Je me suis souvent interrogée sur la violence larvée au cœur de la culture enfantine. Pourquoi introduire si tôt monstres, mort, abandon, peur, chez les enfants? Passés les câlins avec les peluches toute douces aux bouilles sympathiques, voilà nos chérubins plongés dans un univers d’ogres et de ténèbres.
Une littérature féroce
Les premières lectures regorgent de parents abandonnant leurs enfants pour ne pas succomber à la misère (Le Petit Poucet, Hansel et Gretel), de prédateurs en tout genre ne cherchant qu’à faire une bouchée de petits innocents sans défense (Les sept chevreaux, Le petit chaperon rouge ou Babayaga) et de supplices terribles (la petite fille aux allumettes meurt lentement de faim et de froid, la petite sirène perd l’usage de la parole et souffre le martyr pour substituer des pieds à sa queue de poisson, les enfants dans Le Petit Poucet sont voués à être mangés et certains sont égorgés par leur propre père).

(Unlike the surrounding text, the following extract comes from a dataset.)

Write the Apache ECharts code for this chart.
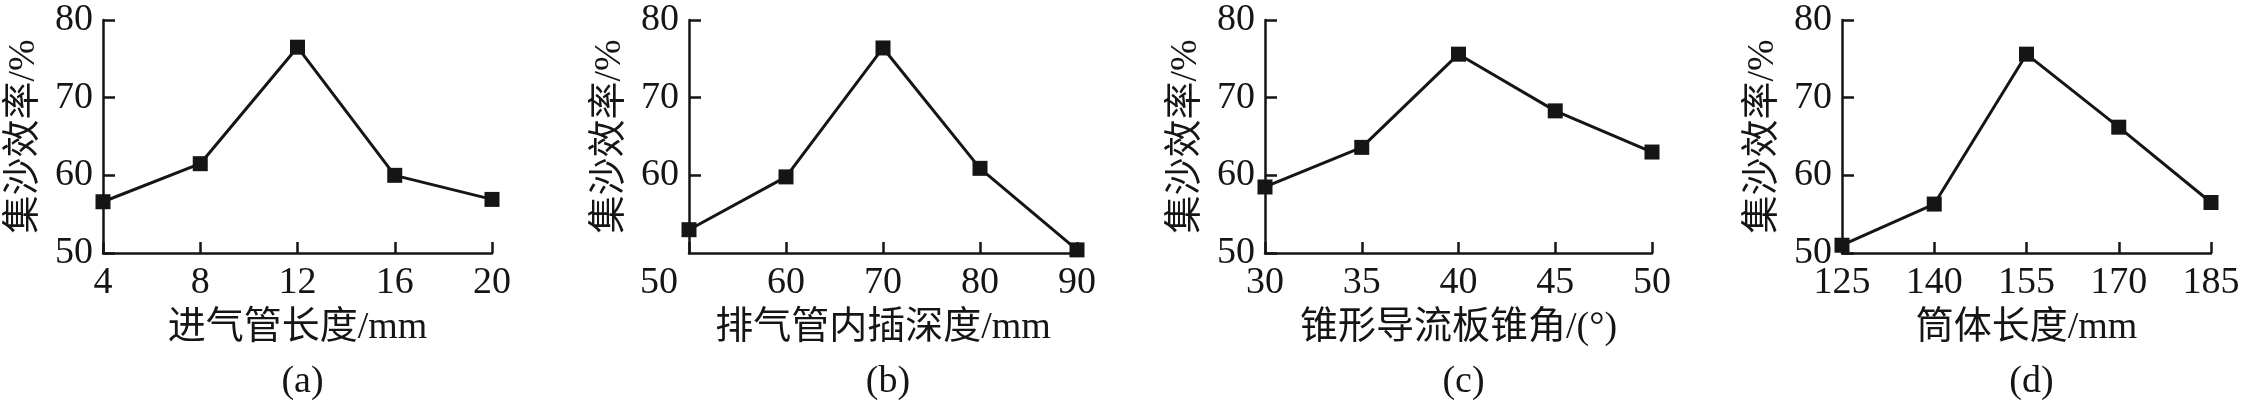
<!DOCTYPE html>
<html>
<head>
<meta charset="utf-8">
<script src="https://cdn.jsdelivr.net/npm/echarts@6/dist/echarts.min.js"></script>
<style>
html,body{margin:0;padding:0;background:#fff;}
#c{width:2268px;height:409px;}
</style>
</head>
<body>
<div id="c"></div>
<script>
// Panel data
const catsA = ['4', '8', '12', '16', '20'];
const valsA = [56.6, 61.5, 76.5, 60.0, 56.9];
const catsB = ['50', '60', '70', '80', '90'];
const valsB = [53.0, 59.8, 76.4, 60.9, 50.4];
const catsC = ['30', '35', '40', '45', '50'];
const valsC = [58.5, 63.6, 75.6, 68.3, 63.0];
const catsD = ['125', '140', '155', '170', '185'];
const valsD = [51.0, 56.3, 75.6, 66.2, 56.5];
const xNames = ['进气管长度/mm', '排气管内插深度/mm', '锥形导流板锥角/(°)', '筒体长度/mm'];
const yName = '集沙效率/%';
const panelTags = ['(a)', '(b)', '(c)', '(d)'];
const yTicks = { min: 50, max: 80, interval: 10 };

const FONT = "'Liberation Serif', 'Times New Roman', 'Noto Sans CJK SC', serif";
const INK = '#151515';

const grids = [
  { left: 103, width: 389 },
  { left: 689, width: 388 },
  { left: 1265, width: 387 },
  { left: 1842, width: 369 }
];
const cats = [catsA, catsB, catsC, catsD];
const vals = [valsA, valsB, valsC, valsD];

const option = {
  backgroundColor: '#fff',
  animation: false,
  grid: grids.map(g => ({ left: g.left, width: g.width, top: 20, height: 233, containLabel: false })),
  title: grids.map((g, i) => ({
    text: panelTags[i],
    left: g.left + g.width / 2,
    top: 358,
    textAlign: 'center',
    textStyle: { fontFamily: FONT, fontSize: 38, fontWeight: 'normal', color: INK }
  })),
  xAxis: cats.map((c, i) => ({
    type: 'category',
    gridIndex: i,
    data: c,
    boundaryGap: false,
    name: xNames[i],
    nameLocation: 'middle',
    nameGap: 56,
    nameTextStyle: { fontFamily: FONT, fontSize: 38, color: INK, verticalAlign: 'top' },
    axisLine: { show: true, lineStyle: { color: INK, width: 2.5 } },
    axisTick: { show: true, inside: true, length: 11, lineStyle: { color: INK, width: 2.5 } },
    axisLabel: {
      show: true, margin: 11, fontFamily: FONT, fontSize: 38, color: INK,
      interval: 0,
      formatter: i === 1 ? function (v, idx) { return idx === 0 ? '{sh|' + v + '}' : v; } : undefined,
      rich: { sh: { padding: [0, 60, 0, 0], fontFamily: FONT, fontSize: 38, color: INK } }
    },
    splitLine: { show: false }
  })),
  yAxis: cats.map((c, i) => ({
    type: 'value',
    gridIndex: i,
    min: yTicks.min, max: yTicks.max, interval: yTicks.interval,
    name: yName,
    nameLocation: 'middle',
    nameRotate: 90,
    nameGap: 60,
    nameTextStyle: { fontFamily: FONT, fontSize: 38, color: INK },
    axisLine: { show: true, lineStyle: { color: INK, width: 2.5 } },
    axisTick: { show: true, inside: true, length: 12, lineStyle: { color: INK, width: 2.5 } },
    axisLabel: { show: true, margin: 10, fontFamily: FONT, fontSize: 38, color: INK, showMinLabel: i !== 1 },
    splitLine: { show: false }
  })),
  series: vals.map((v, i) => ({
    type: 'line',
    xAxisIndex: i,
    yAxisIndex: i,
    data: v,
    symbol: 'rect',
    symbolSize: 15,
    clip: false,
    lineStyle: { color: INK, width: 3 },
    itemStyle: { color: INK }
  }))
};

const chart = echarts.init(document.getElementById('c'), null, { renderer: 'canvas' });
chart.setOption(option);
</script>
</body>
</html>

Que dire de Peau d’âne promise à l’inceste d’un père cherchant à remplacer son épouse défunte par une fille encore plus belle?

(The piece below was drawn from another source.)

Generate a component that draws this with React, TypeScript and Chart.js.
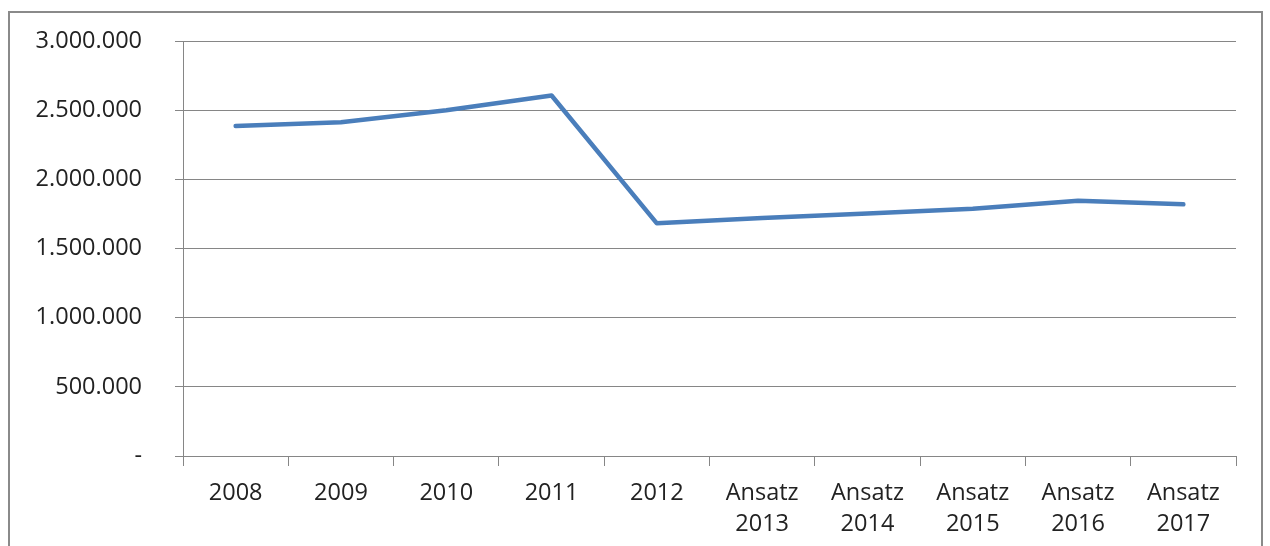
import React, { useEffect, useRef } from "react";
import { Chart, registerables } from "chart.js";

Chart.register(...registerables);

const categories: (string | string[])[] = [
  "2008",
  "2009",
  "2010",
  "2011",
  "2012",
  ["Ansatz", "2013"],
  ["Ansatz", "2014"],
  ["Ansatz", "2015"],
  ["Ansatz", "2016"],
  ["Ansatz", "2017"],
];
const values = [2386000, 2412000, 2500000, 2606000, 1682000, 1720000, 1753000, 1788000, 1846000, 1819000];
const yTickLabels = ["-", "500.000", "1.000.000", "1.500.000", "2.000.000", "2.500.000", "3.000.000"];
const yStep = 500000;
const yMax = 3000000;

const FONT = { family: "'Open Sans', sans-serif", size: 23.5, lineHeight: 1.3 };
const GRID = "#868686";
const TEXT = "#222222";

export default function App() {
  const ref = useRef<HTMLCanvasElement>(null);
  useEffect(() => {
    if (!ref.current) return;
    const chart = new Chart(ref.current, {
      type: "line",
      data: {
        labels: categories,
        datasets: [
          {
            data: values,
            borderColor: "#4A7EBB",
            borderWidth: 4.5,
            pointRadius: 0,
            tension: 0,
            borderCapStyle: "round",
            borderJoinStyle: "round",
            fill: false,
          },
        ],
      },
      options: {
        responsive: false,
        animation: false,
        layout: { padding: { top: 41, right: 34, left: 0, bottom: 0 } },
        plugins: { legend: { display: false }, tooltip: { enabled: false } },
        scales: {
          x: {
            type: "category",
            offset: true,
            grid: {
              offset: true,
              drawOnChartArea: false,
              drawTicks: true,
              tickLength: 10,
              color: GRID,
            },
            border: { color: GRID, width: 1 },
            ticks: {
              autoSkip: false,
              maxRotation: 0,
              padding: 12,
              color: TEXT,
              font: FONT,
            },
            afterFit: (s: any) => {
              s.height = 90;
            },
          },
          y: {
            min: 0,
            max: yMax,
            grid: { color: GRID, tickLength: 8, lineWidth: 1 },
            border: { color: GRID, width: 1 },
            ticks: {
              stepSize: yStep,
              padding: 33,
              color: TEXT,
              font: FONT,
              callback: (v: any) => yTickLabels[Math.round(Number(v) / yStep)],
            },
            afterFit: (s: any) => {
              s.width = 183;
              s.paddingTop = 0;
              s.paddingBottom = 0;
            },
          },
        },
      },
    });
    return () => chart.destroy();
  }, []);
  return (
    <>
      <div
        style={{
          position: "absolute",
          left: 8,
          top: 11,
          width: 1255,
          height: 535,
          border: "2px solid #8a8a8a",
          borderBottom: "none",
          boxSizing: "border-box",
        }}
      />
      <canvas
        ref={ref}
        width={1270}
        height={546}
        style={{ position: "absolute", left: 0, top: 0 }}
      />
    </>
  );
}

Perrault, Andersen et Grimm s’en sont donnés à cœur joie pour peupler de terreurs l’univers des tous petits.
Plus étonnant encore est l’acharnement à faire vivre ces contes terribles dans la tradition de la littérature enfantine. C’est vers quatre ans, dit-on, que les premiers cauchemars font leur apparition. Pas étonnant qu’ils durent avec cette littérature.